====== SOURCE MATERIAL ======

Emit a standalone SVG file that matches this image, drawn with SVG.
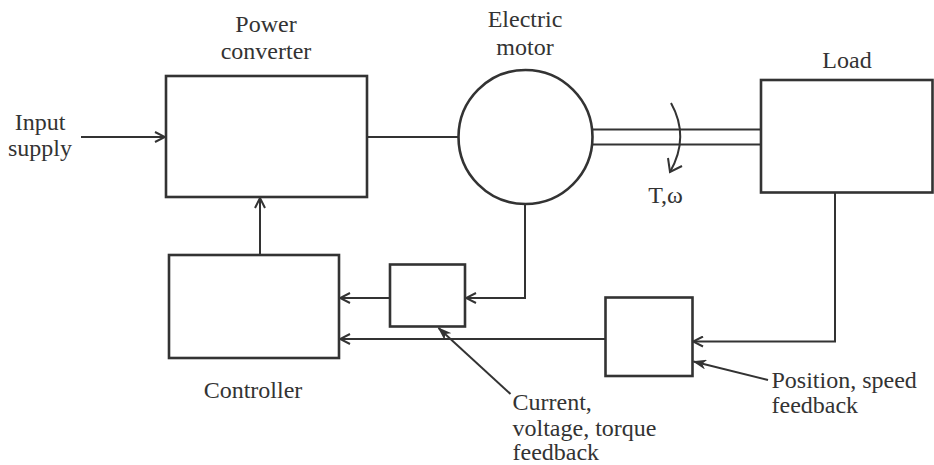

======
====== SOURCE MATERIAL ======

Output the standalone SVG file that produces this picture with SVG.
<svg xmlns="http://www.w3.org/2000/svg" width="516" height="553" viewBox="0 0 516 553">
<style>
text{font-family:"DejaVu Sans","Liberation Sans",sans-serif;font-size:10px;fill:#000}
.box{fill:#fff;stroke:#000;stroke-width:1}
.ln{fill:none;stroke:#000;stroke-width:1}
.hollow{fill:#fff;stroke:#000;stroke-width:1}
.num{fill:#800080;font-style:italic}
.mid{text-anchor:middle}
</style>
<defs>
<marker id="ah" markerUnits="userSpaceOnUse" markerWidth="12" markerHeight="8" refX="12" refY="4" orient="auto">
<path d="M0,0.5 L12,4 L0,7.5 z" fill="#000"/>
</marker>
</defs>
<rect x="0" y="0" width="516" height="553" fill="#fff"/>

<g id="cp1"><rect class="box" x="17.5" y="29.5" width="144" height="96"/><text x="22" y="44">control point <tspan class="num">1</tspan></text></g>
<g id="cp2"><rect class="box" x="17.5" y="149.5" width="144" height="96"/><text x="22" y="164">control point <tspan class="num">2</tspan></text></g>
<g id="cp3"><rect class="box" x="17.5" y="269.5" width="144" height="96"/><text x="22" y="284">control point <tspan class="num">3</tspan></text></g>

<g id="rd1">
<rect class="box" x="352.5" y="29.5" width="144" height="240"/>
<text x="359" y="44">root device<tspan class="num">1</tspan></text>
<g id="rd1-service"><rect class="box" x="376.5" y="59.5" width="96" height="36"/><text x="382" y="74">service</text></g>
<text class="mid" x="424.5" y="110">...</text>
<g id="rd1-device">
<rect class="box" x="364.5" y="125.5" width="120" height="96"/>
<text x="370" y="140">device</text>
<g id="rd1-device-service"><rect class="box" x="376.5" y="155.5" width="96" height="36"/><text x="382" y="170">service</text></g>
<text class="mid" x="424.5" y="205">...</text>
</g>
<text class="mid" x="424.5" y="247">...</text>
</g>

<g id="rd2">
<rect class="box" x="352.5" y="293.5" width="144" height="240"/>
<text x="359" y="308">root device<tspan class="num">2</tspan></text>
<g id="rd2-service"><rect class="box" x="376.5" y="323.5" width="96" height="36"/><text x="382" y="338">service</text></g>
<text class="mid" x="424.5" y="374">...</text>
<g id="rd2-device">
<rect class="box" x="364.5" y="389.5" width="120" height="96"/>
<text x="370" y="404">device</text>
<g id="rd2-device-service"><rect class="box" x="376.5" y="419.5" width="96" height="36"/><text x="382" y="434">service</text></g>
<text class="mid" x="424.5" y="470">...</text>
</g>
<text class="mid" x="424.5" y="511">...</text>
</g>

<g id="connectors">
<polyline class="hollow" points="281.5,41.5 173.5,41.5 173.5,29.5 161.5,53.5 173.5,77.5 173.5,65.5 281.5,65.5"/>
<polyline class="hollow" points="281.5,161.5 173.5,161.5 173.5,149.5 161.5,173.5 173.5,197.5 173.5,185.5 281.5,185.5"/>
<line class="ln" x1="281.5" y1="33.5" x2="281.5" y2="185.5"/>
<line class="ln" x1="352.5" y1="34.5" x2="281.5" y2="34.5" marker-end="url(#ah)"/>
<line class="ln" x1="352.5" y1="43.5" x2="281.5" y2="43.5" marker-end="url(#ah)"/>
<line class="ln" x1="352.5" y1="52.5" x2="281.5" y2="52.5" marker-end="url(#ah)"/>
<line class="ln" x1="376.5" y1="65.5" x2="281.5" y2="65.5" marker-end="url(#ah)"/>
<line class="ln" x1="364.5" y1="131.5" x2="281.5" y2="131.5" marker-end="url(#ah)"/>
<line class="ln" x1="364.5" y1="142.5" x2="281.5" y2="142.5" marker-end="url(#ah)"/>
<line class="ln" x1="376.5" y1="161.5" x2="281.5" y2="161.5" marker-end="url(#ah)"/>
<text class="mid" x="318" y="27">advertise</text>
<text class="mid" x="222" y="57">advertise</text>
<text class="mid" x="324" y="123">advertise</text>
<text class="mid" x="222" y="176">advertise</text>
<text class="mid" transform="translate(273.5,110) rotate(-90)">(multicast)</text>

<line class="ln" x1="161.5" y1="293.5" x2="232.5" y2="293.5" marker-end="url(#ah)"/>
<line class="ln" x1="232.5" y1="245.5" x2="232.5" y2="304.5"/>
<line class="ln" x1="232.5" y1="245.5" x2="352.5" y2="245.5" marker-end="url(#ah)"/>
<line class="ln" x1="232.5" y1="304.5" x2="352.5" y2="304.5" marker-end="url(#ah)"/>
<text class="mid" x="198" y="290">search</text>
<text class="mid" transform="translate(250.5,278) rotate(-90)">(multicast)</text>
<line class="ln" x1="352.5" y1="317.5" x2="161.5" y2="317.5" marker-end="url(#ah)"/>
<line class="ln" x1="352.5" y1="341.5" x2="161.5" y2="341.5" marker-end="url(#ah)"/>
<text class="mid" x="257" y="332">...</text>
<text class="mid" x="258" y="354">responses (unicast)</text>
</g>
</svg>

======
====== SOURCE MATERIAL ======

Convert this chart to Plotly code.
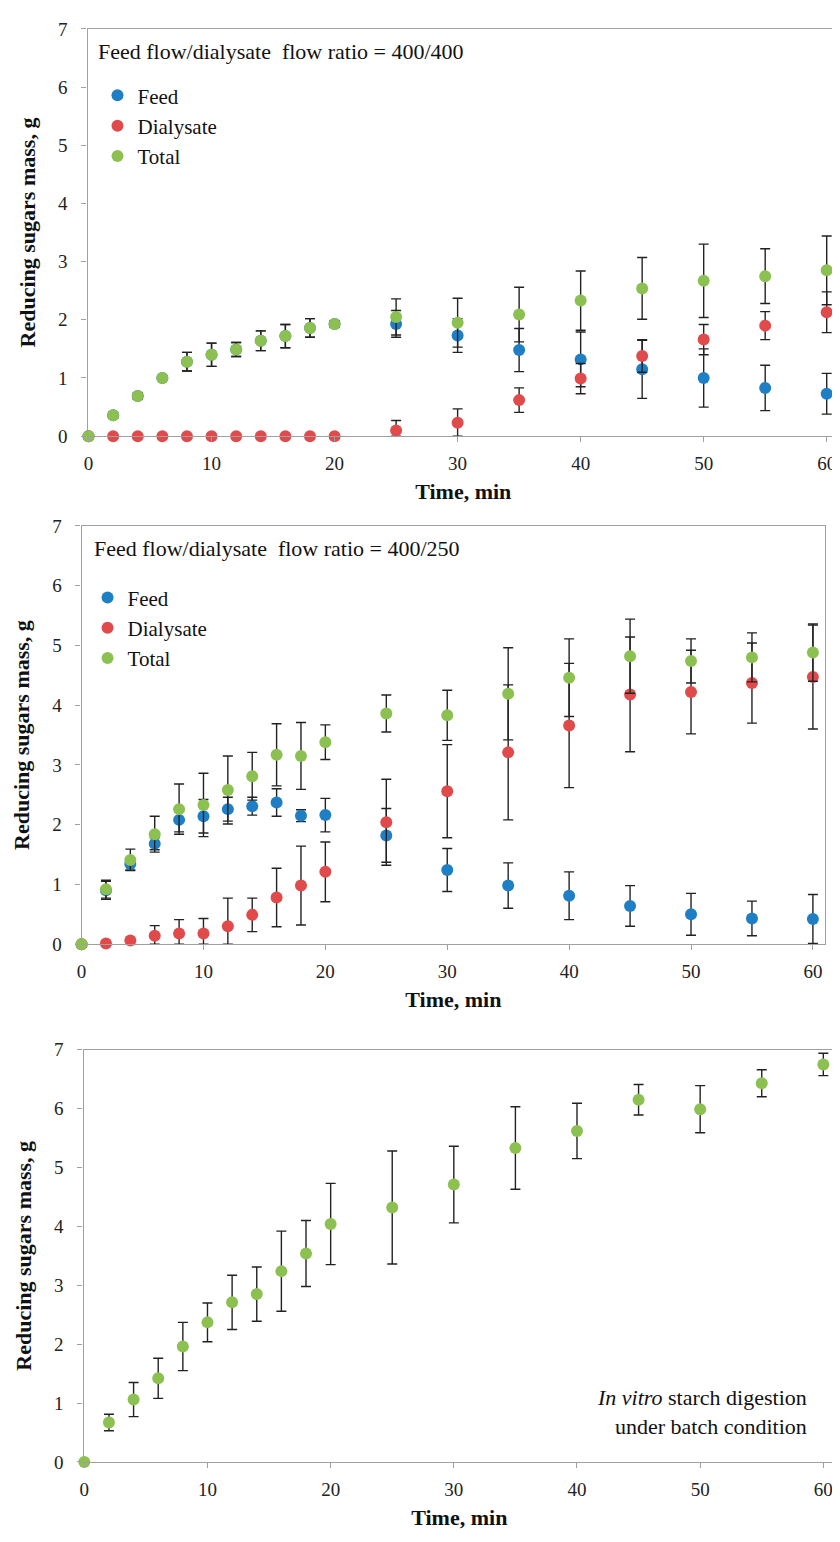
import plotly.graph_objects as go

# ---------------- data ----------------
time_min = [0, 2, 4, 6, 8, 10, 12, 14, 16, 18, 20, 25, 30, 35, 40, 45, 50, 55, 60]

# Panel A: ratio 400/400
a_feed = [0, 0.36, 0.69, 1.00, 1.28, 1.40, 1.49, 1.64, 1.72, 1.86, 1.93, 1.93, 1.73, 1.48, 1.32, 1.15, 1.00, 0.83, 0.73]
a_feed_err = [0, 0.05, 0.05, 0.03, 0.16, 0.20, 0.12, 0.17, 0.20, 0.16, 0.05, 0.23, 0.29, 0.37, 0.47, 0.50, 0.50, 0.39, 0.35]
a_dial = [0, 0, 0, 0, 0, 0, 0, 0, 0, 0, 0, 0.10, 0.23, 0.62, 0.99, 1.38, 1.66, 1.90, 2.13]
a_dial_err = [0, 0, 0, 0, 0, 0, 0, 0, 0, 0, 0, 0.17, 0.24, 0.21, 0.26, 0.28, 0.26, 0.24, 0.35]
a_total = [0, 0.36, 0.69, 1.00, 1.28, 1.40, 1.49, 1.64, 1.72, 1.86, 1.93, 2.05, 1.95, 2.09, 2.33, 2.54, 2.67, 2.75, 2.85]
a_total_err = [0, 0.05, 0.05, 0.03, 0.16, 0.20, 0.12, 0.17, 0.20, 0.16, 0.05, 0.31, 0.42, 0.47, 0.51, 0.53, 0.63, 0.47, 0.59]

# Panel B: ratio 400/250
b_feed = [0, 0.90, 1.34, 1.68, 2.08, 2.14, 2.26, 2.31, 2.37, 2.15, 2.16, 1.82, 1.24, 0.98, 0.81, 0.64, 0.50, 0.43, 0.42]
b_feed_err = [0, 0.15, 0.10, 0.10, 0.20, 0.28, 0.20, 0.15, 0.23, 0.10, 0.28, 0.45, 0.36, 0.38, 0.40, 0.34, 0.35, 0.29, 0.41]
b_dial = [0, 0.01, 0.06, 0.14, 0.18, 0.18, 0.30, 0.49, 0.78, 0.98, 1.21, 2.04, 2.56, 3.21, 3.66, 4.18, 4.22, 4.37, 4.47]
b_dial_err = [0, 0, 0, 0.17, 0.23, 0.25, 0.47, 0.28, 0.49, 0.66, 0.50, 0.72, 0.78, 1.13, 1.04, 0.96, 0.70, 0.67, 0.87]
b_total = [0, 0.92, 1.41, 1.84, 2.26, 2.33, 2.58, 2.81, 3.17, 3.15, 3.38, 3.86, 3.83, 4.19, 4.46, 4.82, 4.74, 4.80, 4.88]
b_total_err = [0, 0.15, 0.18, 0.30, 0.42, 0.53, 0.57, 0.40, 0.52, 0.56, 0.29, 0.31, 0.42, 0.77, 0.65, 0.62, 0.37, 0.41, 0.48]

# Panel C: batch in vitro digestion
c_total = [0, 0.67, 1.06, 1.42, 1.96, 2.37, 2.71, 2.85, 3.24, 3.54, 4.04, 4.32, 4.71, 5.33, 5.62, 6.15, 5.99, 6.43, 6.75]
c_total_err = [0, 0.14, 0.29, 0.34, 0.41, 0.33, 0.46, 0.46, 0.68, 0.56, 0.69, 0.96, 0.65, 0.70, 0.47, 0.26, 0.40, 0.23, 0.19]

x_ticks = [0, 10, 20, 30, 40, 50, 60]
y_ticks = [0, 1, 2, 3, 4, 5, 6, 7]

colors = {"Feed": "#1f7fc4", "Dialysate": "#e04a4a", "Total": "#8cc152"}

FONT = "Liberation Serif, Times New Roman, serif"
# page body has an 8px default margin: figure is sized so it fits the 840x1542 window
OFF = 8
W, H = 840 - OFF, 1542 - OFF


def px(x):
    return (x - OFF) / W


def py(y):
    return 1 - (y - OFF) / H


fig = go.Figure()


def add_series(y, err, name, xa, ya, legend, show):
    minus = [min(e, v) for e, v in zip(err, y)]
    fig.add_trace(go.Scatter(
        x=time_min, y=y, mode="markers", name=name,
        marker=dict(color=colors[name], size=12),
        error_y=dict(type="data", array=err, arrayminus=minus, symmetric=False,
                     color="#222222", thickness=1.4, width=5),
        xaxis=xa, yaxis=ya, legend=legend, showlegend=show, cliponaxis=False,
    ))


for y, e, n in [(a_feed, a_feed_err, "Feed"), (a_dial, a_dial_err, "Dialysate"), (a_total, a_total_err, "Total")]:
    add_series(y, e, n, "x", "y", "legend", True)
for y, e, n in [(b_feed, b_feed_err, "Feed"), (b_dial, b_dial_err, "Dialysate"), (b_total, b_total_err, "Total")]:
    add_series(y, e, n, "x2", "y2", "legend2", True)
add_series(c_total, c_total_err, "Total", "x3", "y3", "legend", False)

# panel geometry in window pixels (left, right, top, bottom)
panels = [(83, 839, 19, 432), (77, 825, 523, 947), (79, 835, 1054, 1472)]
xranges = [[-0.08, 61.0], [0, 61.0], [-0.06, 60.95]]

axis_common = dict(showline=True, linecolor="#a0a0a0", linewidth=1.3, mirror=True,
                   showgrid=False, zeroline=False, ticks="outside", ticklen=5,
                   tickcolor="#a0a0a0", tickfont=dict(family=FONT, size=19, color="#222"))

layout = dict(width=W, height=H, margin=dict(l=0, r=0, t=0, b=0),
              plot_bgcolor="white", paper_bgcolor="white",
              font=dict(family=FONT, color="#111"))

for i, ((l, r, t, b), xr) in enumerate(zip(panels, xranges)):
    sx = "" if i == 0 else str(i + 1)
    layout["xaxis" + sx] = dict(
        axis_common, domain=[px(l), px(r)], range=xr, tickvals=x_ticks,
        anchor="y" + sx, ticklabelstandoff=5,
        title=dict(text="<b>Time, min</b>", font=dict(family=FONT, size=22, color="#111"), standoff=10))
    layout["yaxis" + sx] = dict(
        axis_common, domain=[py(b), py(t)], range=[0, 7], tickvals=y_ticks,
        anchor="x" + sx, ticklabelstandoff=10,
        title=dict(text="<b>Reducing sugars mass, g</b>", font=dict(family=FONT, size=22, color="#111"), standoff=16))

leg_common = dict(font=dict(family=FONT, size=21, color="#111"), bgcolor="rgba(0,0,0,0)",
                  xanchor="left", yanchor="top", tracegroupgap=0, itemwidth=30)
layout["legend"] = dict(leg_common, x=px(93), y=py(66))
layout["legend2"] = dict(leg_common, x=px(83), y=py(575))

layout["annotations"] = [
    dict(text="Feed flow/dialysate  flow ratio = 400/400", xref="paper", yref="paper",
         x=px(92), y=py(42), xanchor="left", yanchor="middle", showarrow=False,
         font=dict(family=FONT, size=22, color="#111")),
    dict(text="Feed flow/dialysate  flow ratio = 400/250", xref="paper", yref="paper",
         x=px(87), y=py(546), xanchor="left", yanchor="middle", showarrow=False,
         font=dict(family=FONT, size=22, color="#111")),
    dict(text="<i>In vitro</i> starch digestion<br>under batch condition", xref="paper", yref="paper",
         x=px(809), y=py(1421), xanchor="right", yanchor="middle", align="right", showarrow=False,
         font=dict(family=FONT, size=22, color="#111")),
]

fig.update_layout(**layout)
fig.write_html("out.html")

======

## WHAT IS EXPECTED:
Copy nothing but the lines above that run from the one with "Convert this chart to Plotly code." to the one with "50, 55, 60]", ends included; pictures stay out.

## WRITTEN SOLUTION:
Convert this chart to Plotly code.
import plotly.graph_objects as go

# ---------------- data ----------------
time_min = [0, 2, 4, 6, 8, 10, 12, 14, 16, 18, 20, 25, 30, 35, 40, 45, 50, 55, 60]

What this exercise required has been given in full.